NEI Investments is a mutual fund company that is committed to making excellent, independent portfolio managers accessible to Canadian retail investors. With approximately C$6.0 billion in assets under management (AUM), NEI Investments’ approach to investing incorporates the thesis that companies integrating best environmental, social and governance (ESG) practices into their strategy and operations will build long-term sustainable value for all stakeholders, and provide higher risk-adjusted returns to shareholders.

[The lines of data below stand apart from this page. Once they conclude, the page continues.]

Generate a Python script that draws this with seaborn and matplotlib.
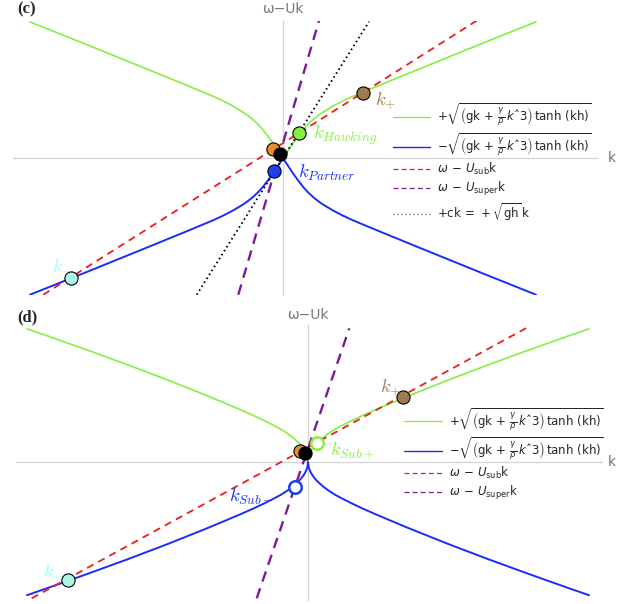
import numpy as np
import pandas as pd
import seaborn as sns
import matplotlib.pyplot as plt
from matplotlib.lines import Line2D

sns.set_style('white')
plt.rcParams['font.family'] = ['DejaVu Sans']
plt.rcParams['mathtext.fontset'] = 'dejavusans'

# Rama k >= 0 de la dispersión |omega - Uk| (unidades arbitrarias)
k_c = [0, 0.05, 0.10, 0.15, 0.20, 0.25, 0.30, 0.35, 0.40, 0.50, 0.60, 0.70, 0.80, 1.00, 1.33, 1.67, 2.00, 2.33, 2.53]
w_c = [0, 0.075, 0.15, 0.22, 0.285, 0.34, 0.387, 0.427, 0.462, 0.522, 0.574, 0.62, 0.662, 0.745, 0.88, 1.018, 1.152, 1.284, 1.364]
k_d = [0, 0.005, 0.015, 0.03, 0.05, 0.075, 0.10, 0.15, 0.20, 0.27, 0.35, 0.45, 0.55, 0.67, 0.80, 0.95, 1.0, 1.4, 1.8, 2.2, 2.6, 2.81]
w_d = [0, 0.045, 0.077, 0.109, 0.141, 0.172, 0.199, 0.244, 0.282, 0.327, 0.37, 0.42, 0.467, 0.52, 0.575, 0.638, 0.659, 0.819, 0.971, 1.117, 1.259, 1.332]

# Rectas omega - U k (extremos leídos)
sub_c_k = [-2.397, 1.937]
sub_c_w = [-1.364, 1.376]
super_c_k = [-0.447, 0.36]
super_c_w = [-1.364, 1.376]
ck_c_k = [-0.863, 0.86]
ck_c_w = [-1.364, 1.366]
sub_d_k = [-2.763, 2.22]
sub_d_w = [-1.363, 1.36]
super_d_k = [-0.513, 0.413]
super_d_w = [-1.363, 1.337]

# Puntos marcados
pts_c = {
    'kminus': (-2.12, -1.194), 'orange': (-0.097, 0.09), 'black': (-0.03, 0.043),
    'partner': (-0.09, -0.124), 'hawking': (0.16, 0.25), 'kplus': (0.803, 0.656),
}
pts_d = {
    'kminus': (-2.403, -1.18), 'orange': (-0.08, 0.113), 'black': (-0.03, 0.087),
    'subplus': (0.087, 0.193), 'subminus': (-0.13, -0.253), 'kplus': (0.953, 0.647),
}

GREEN = '#88ee44'
BLUE = '#1a2cff'
RED = '#ee1c1c'
PURPLE = '#7d1a96'
CYAN = '#a8f7e8'
BROWN = '#a07c4e'
ORANGE = '#e0902c'

lab_plus = r'$+\sqrt{\left(\mathrm{gk}\,+\,\frac{\gamma}{\rho}\,k\mathrm{ˆ3}\right)\,\mathrm{tanh\ (kh)}}$'
lab_minus = r'$-\sqrt{\left(\mathrm{gk}\,+\,\frac{\gamma}{\rho}\,k\mathrm{ˆ3}\right)\,\mathrm{tanh\ (kh)}}$'
lab_sub = r'$\omega\,-\,U_{\mathrm{sub}}\mathrm{k}$'
lab_super = r'$\omega\,-\,U_{\mathrm{super}}\mathrm{k}$'
lab_ck = r'$+\mathrm{ck}\,=\,+\sqrt{\mathrm{gh}}\,\mathrm{k}$'

# manijas finas para la leyenda
h_plus = Line2D([], [], color=GREEN, lw=1.0)
h_minus = Line2D([], [], color=BLUE, lw=1.0)
h_sub = Line2D([], [], color=RED, lw=0.9, dashes=(4, 2.5))
h_super = Line2D([], [], color=PURPLE, lw=0.9, dashes=(4, 2.5))
h_ck = Line2D([], [], color='#555555', lw=0.9, dashes=(1, 2.2))


def branches(ax, k, w):
    k = np.array(k)
    w = np.array(w)
    kk = np.concatenate([-k[::-1], k])
    ww = np.concatenate([w[::-1], w])
    sns.lineplot(x=kk, y=ww, sort=False, estimator=None, color=GREEN, lw=1.2, ax=ax)
    sns.lineplot(x=kk, y=-ww, sort=False, estimator=None, color=BLUE, lw=1.4, ax=ax)


def setup(ax, xlim, ylim, label_k, label_w):
    ax.set_xlim(*xlim)
    ax.set_ylim(*ylim)
    for s in ['top', 'right']:
        ax.spines[s].set_visible(False)
    for s in ['left', 'bottom']:
        ax.spines[s].set_position('zero')
        ax.spines[s].set_color('#d4d4d4')
        ax.spines[s].set_linewidth(0.9)
        ax.spines[s].set_zorder(0)
    ax.set_xticks([])
    ax.set_yticks([])
    ax.set_xlabel('')
    ax.set_ylabel('')
    ax.text(label_k[0], label_k[1], 'k', color='#777777', fontsize=10, ha='center', va='center', clip_on=False)
    ax.text(label_w[0], label_w[1], 'ω−Uk', color='#777777', fontsize=10, ha='center', va='center', clip_on=False)


def dot(ax, p, face, edge='black', lw=0.8, z=5, size=9.5):
    ax.plot([p[0]], [p[1]], 'o', ms=size, mfc=face, mec=edge, mew=lw, zorder=z, clip_on=False)


def label(ax, x, y, s, color, ha='left'):
    ax.text(x, y, s, color=color, fontsize=13.5, ha=ha, va='center', math_fontfamily='cm')


leg_kw = dict(loc='upper left', frameon=False, fontsize=8.5, handlelength=3.2,
              handletextpad=0.6, labelspacing=0.25, borderpad=0, borderaxespad=0)

fig = plt.figure(figsize=(6.33, 6.04), dpi=100)
ax_c = fig.add_axes([13 / 633, 1 - 295 / 604, 584 / 633, 274.3 / 604])
ax_d = fig.add_axes([16 / 633, 1 - 600 / 604, 586 / 633, 275 / 604])

# ---- panel (c)
branches(ax_c, k_c, w_c)
ax_c.plot(sub_c_k, sub_c_w, color=RED, lw=1.3, dashes=(4, 3))
ax_c.plot(super_c_k, super_c_w, color=PURPLE, lw=1.7, dashes=(4.5, 3))
ax_c.plot(ck_c_k, ck_c_w, color='black', lw=1.4, dashes=(0.8, 1.6))
setup(ax_c, (-2.70, 3.14), (-1.367, 1.376), (3.29, 0), (0, 1.49))

dot(ax_c, pts_c['kminus'], CYAN)
dot(ax_c, pts_c['orange'], ORANGE)
dot(ax_c, pts_c['black'], 'black', z=6)
dot(ax_c, pts_c['partner'], '#2040f0')
dot(ax_c, pts_c['hawking'], GREEN)
dot(ax_c, pts_c['kplus'], BROWN)
label(ax_c, -2.21, -1.05, r'$k_{-}$', '#99ffff', ha='center')
label(ax_c, 0.30, 0.23, r'$k_{Hawking}$', GREEN)
label(ax_c, 0.15, -0.15, r'$k_{Partner}$', BLUE)
label(ax_c, 0.92, 0.57, r'$k_{+}$', BROWN)

ax_c.legend([h_plus, h_minus, h_sub, h_super, h_ck], [lab_plus, lab_minus, lab_sub, lab_super, lab_ck],
            bbox_to_anchor=(0.650, 0.704), **leg_kw)

# ---- panel (d)
branches(ax_d, k_d, w_d)
ax_d.plot(sub_d_k, sub_d_w, color=RED, lw=1.3, dashes=(4, 3))
ax_d.plot(super_d_k, super_d_w, color=PURPLE, lw=1.7, dashes=(4.5, 3))
setup(ax_d, (-2.92, 2.94), (-1.38, 1.37), (3.04, 0), (0, 1.47))

dot(ax_d, pts_d['kminus'], CYAN)
dot(ax_d, pts_d['orange'], ORANGE)
dot(ax_d, pts_d['black'], 'black', z=6)
dot(ax_d, pts_d['subplus'], 'white', edge=GREEN, lw=1.8, size=9)
dot(ax_d, pts_d['subminus'], 'white', edge='#2040f0', lw=1.8, size=9)
dot(ax_d, pts_d['kplus'], BROWN)
label(ax_d, -2.65, -1.07, r'$k_{-}$', '#99ffff')
label(ax_d, 0.22, 0.11, r'$k_{Sub+}$', GREEN)
label(ax_d, -0.35, -0.35, r'$k_{Sub-}$', BLUE, ha='right')
label(ax_d, 0.72, 0.74, r'$k_{+}$', BROWN)

ax_d.legend([h_plus, h_minus, h_sub, h_super], [lab_plus, lab_minus, lab_sub, lab_super],
            bbox_to_anchor=(0.662, 0.705), **leg_kw)

fig.text(17 / 633, 1 - 9 / 604, '(c)', fontsize=12, fontweight='bold', family='Liberation Serif', va='center')
fig.text(17 / 633, 1 - 317 / 604, '(d)', fontsize=12, fontweight='bold', family='Liberation Serif', va='center')

fig.savefig('out.png', dpi=100)
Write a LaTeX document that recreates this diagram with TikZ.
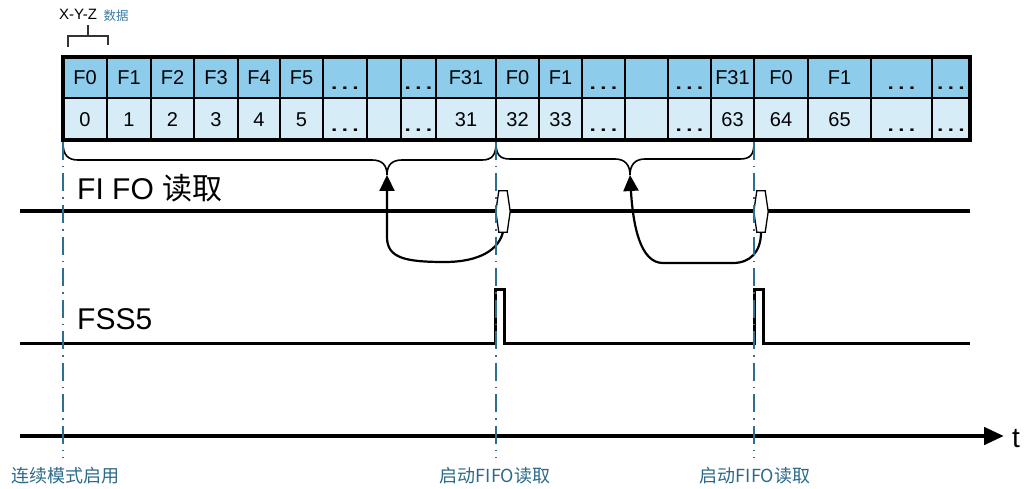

Founded in 1995, RobecoSAM is an investment specialist focused exclusively on Sustainability Investing. It offers asset management, indices, engagement, voting, impact analysis and investment, sustainability assessments, and benchmarking services. Together with S&P Dow Jones Indices, RobecoSAM publishes the globally recognized Dow Jones Sustainability Indices (DJSI). RobecoSAM is a member of the global pure-play asset manager Robeco, which was established in 1929 and is the center of expertise for asset management within the ORIX Corporation. Approximately 130 professionals work for RobecoSAM, which is headquartered in Zurich.
Trillium Asset Management is an investment management firm with over $2 billion in assets under management. Trillium integrates Environmental, Social, and Governance (ESG) factors into the investment process as a way to seek to identify companies better positioned to deliver strong, long-term performance. Founded in 1982, Trillium has a long history of managing equity and fixed income portfolios for individuals, foundations, endowments, religious organizations, and other non-profits. A leader in shareholder advocacy and public policy work, Trillium leverages the power of stock ownership to promote social and environmental change while providing both impact and performance to our investors.